We will be providing a more in-depth analysis of the case later, but I was struck by one thing the Chief Justice said during the argument though that merits a quick consideration.

The whole case comes down to the Defendants in the underlying action, who lost a jury verdict, wanting the entire case thrown out because attorneys for the Plaintiff-Relator apparently violated the Seal of the court.  The attorneys (who no longer represent the Plaintiff-Relator’s) sent information to the press.

First of all, the seal provisions should be respected and we tell clients not to confirm the existence of the case or discuss it at all. Nobody is arguing that.

The defendants were shooting for a per se rule which would end or at best require the government to re-file a case if the seal is broken no matter how or under what circumstances. We’ll go into this in greater depth in future emails.

I was struck by this exchange between Teginder Singh arguing for the Plaintiffs and the Chief Justice.

TEGINDER SINGH: The last thing that I want to —I want to point out, and the, you know, if there are no further questions I’ll rest, is that you know, State Farm says that the Statue asks very little of relators. That is just patently false. My clients spent a decade in these careers before they spotted grievous fraud against the government. They blew the whistle.  They lost their jobs.

CHIEF JUSTICE ROBERTS: I think that it honestly asks very little of them when it comes to the seal requirement. Just don’t disclose it.

TEGINDER SINGH: So

CHIEF JUSTICE ROBERTS: That’s not asking a lot.

Mr. Singh wisely chose not to fight with the Justice who did not seem all that sympathetic to the Defendant’s position in general despite this. I will rush in here though.

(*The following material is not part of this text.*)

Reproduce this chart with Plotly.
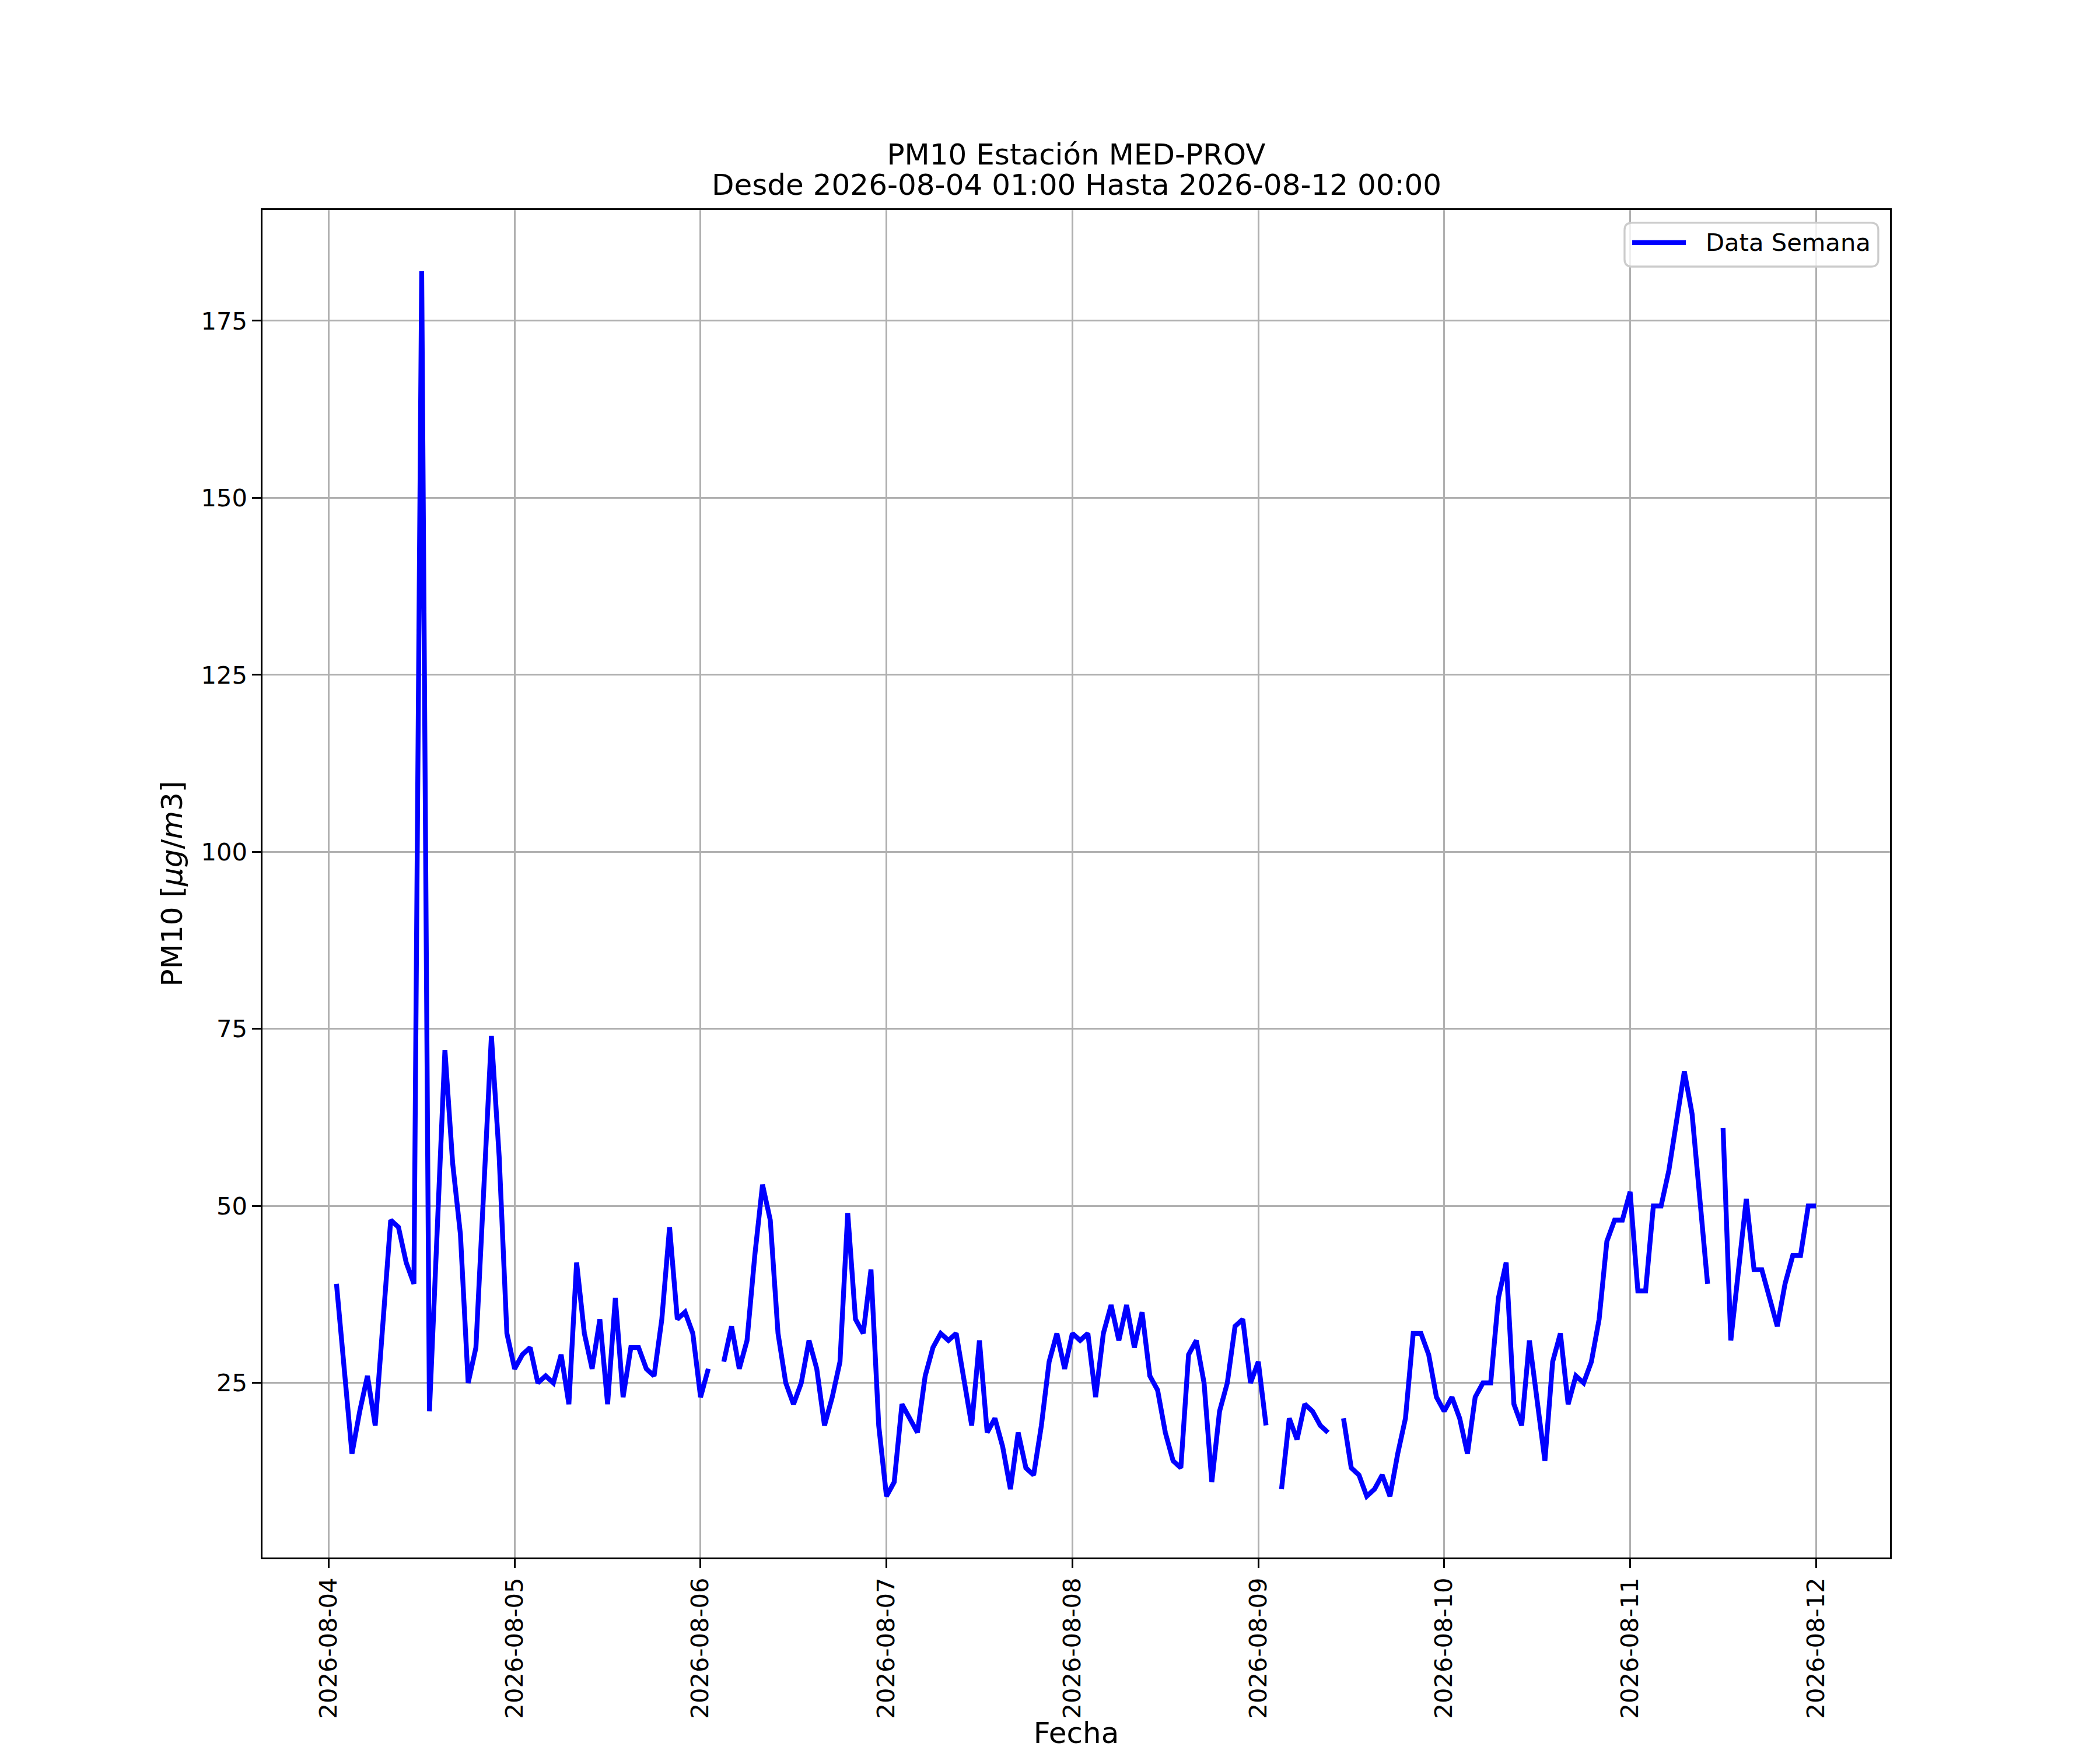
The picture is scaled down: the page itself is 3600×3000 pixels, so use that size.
import pandas as pd
import plotly.graph_objects as go

# hourly PM10 values, each list runs 01:00 of that day to 00:00 of the next
# None = missing hour (gap in the line)
dia_04 = [39, 26, 15, 21, 26, 19, 33, 48, 47, 42, 39, 182, 21, 47, 72, 56, 46, 25, 30, 52, 74, 57, 32, 27]
dia_05 = [29, 30, 25, 26, 25, 29, 22, 42, 32, 27, 34, 22, 37, 23, 30, 30, 27, 26, 34, 47, 34, 35, 32, 23]
dia_06 = [27, None, 28, 33, 27, 31, 43, 53, 48, 32, 25, 22, 25, 31, 27, 19, 23, 28, 49, 34, 32, 41, 19, 9]
dia_07 = [11, 22, 20, 18, 26, 30, 32, 31, 32, 25, 19, 31, 18, 20, 16, 10, 18, 13, 12, 19, 28, 32, 27, 32]
dia_08 = [31, 32, 23, 32, 36, 31, 36, 30, 35, 26, 24, 18, 14, 13, 29, 31, 25, 11, 21, 25, 33, 34, 25, 28]
dia_09 = [19, None, 10, 20, 17, 22, 21, 19, 18, None, 20, 13, 12, 9, 10, 12, 9, 15, 20, 32, 32, 29, 23, 21]
dia_10 = [23, 20, 15, 23, 25, 25, 37, 42, 22, 19, 31, 22, 14, 28, 32, 22, 26, 25, 28, 34, 45, 48, 48, 52]
dia_11 = [38, 38, 50, 50, 55, 62, 69, 63, 51, 39, None, 61, 31, 41, 51, 41, 41, 37, 33, 39, 43, 43, 50, 50]

inicio = "2026-08-04 01:00"
fin = "2026-08-12 00:00"
dias_ticks = ["2026-08-04", "2026-08-05", "2026-08-06", "2026-08-07",
              "2026-08-08", "2026-08-09", "2026-08-10", "2026-08-11", "2026-08-12"]
nombre_serie = "Data Semana"
titulo = "PM10 Estación MED-PROV"
subtitulo = "Desde " + inicio + " Hasta " + fin

pm10 = dia_04 + dia_05 + dia_06 + dia_07 + dia_08 + dia_09 + dia_10 + dia_11
fechas = pd.date_range(inicio, fin, freq="h")

# matplotlib-like autoscale margins (5%)
t0, t1 = fechas[0], fechas[-1]
dt = (t1 - t0) * 0.05
vals = [v for v in pm10 if v is not None]
dv = (max(vals) - min(vals)) * 0.05

PT = 300 / 72  # 300 dpi

fig = go.Figure()
fig.add_trace(
    go.Scatter(
        name=nombre_serie,
        x=fechas,
        y=pm10,
        mode="lines",
        line=dict(color="blue", width=2 * PT),
        connectgaps=False,
        showlegend=False,
    )
)

axis_common = dict(
    showline=True,
    linecolor="black",
    linewidth=0.8 * PT,
    mirror=True,
    ticks="outside",
    ticklen=3.5 * PT,
    tickwidth=0.8 * PT,
    tickcolor="black",
    showgrid=True,
    gridcolor="#b0b0b0",
    gridwidth=0.8 * PT,
    zeroline=False,
    tickfont=dict(size=10 * PT, color="black"),
    automargin=False,
)

# legend box drawn like matplotlib's (long line sample, rounded frame)
bx0, bx1, by0, by1 = 0.8369, 0.9928, 0.958, 0.9905
rx, ry = 0.0045, 0.0054
caja = (
    f"M{bx0 + rx},{by1} L{bx1 - rx},{by1} Q{bx1},{by1} {bx1},{by1 - ry} "
    f"L{bx1},{by0 + ry} Q{bx1},{by0} {bx1 - rx},{by0} "
    f"L{bx0 + rx},{by0} Q{bx0},{by0} {bx0},{by0 + ry} "
    f"L{bx0},{by1 - ry} Q{bx0},{by1} {bx0 + rx},{by1} Z"
)
ly = 0.9758
fig.add_shape(type="path", path=caja, xref="paper", yref="paper",
              fillcolor="rgba(255,255,255,0.8)",
              line=dict(color="#cccccc", width=0.8 * PT))
fig.add_shape(type="line", xref="paper", yref="paper",
              x0=0.8416, x1=0.8746, y0=ly, y1=ly,
              line=dict(color="blue", width=2 * PT))
fig.add_annotation(text=nombre_serie, xref="paper", yref="paper",
                   x=0.886, y=ly, xanchor="left", yanchor="middle",
                   showarrow=False, font=dict(size=10 * PT, color="black"))

# second title line
fig.add_annotation(text=subtitulo, xref="paper", yref="paper",
                   x=0.5, y=1 + (352 - 309) / 2310, xanchor="center", yanchor="middle",
                   showarrow=False, font=dict(size=12 * PT, color="black"))

fig.update_layout(
    width=3592,
    height=2992,
    margin=dict(l=442, r=360, t=352, b=330),
    paper_bgcolor="white",
    plot_bgcolor="white",
    font=dict(family="DejaVu Sans", color="black"),
    title=dict(
        text=titulo,
        x=0.5,
        xref="paper",
        xanchor="center",
        y=1 - 256 / 2992,
        yref="container",
        yanchor="middle",
        font=dict(size=12 * PT, color="black"),
    ),
    xaxis=dict(
        axis_common,
        type="date",
        range=[t0 - dt, t1 + dt],
        tickvals=dias_ticks,
        tickformat="%Y-%m-%d",
        tickangle=-90,
        title=dict(text="Fecha", font=dict(size=12 * PT), standoff=4 * PT),
    ),
    yaxis=dict(
        axis_common,
        range=[min(vals) - dv, max(vals) + dv],
        tick0=0,
        dtick=25,
        title=dict(
            text="PM10 [<i>μg</i>/<i>m</i>3]",
            font=dict(size=12 * PT),
            standoff=4 * PT,
        ),
    ),
    showlegend=False,
)

fig.write_html("out.html")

First of all, the attitude that relators don’t have to do much as a general proposition comes from Defendants all the time. Second, and with respect to the seal particularly, client adhere to the seal. They are extremely careful about it. But saying it is not a big deal is not true.

The law asks whistleblowers, those who come forward and fight about wrongdoing to come forward only in the specified ways that are allowed by its procedures. First tell your story to your lawyer, then file your story with the Court, and then say nothing for years.

Remember this story may not just be about somebody else or about wrongdoing but also may be something that directly affects the whistleblower’s life and likely was the most important thing in the whistleblower’s life.

The whistleblower indeed may have gotten fired, but now having filed a case cannot really talk about why they spoke up and how it is that they got fired.

Yes, there are harder things about being a whistleblower, getting fired and losing your career as Mr. Singh pointed to is hard. Not being able to talk about all that while a person waits for the government to act is not easy either.

Whistleblowers must do that to be successful, but I respectfully disagree with the Chief Justice that it is not asking a lot.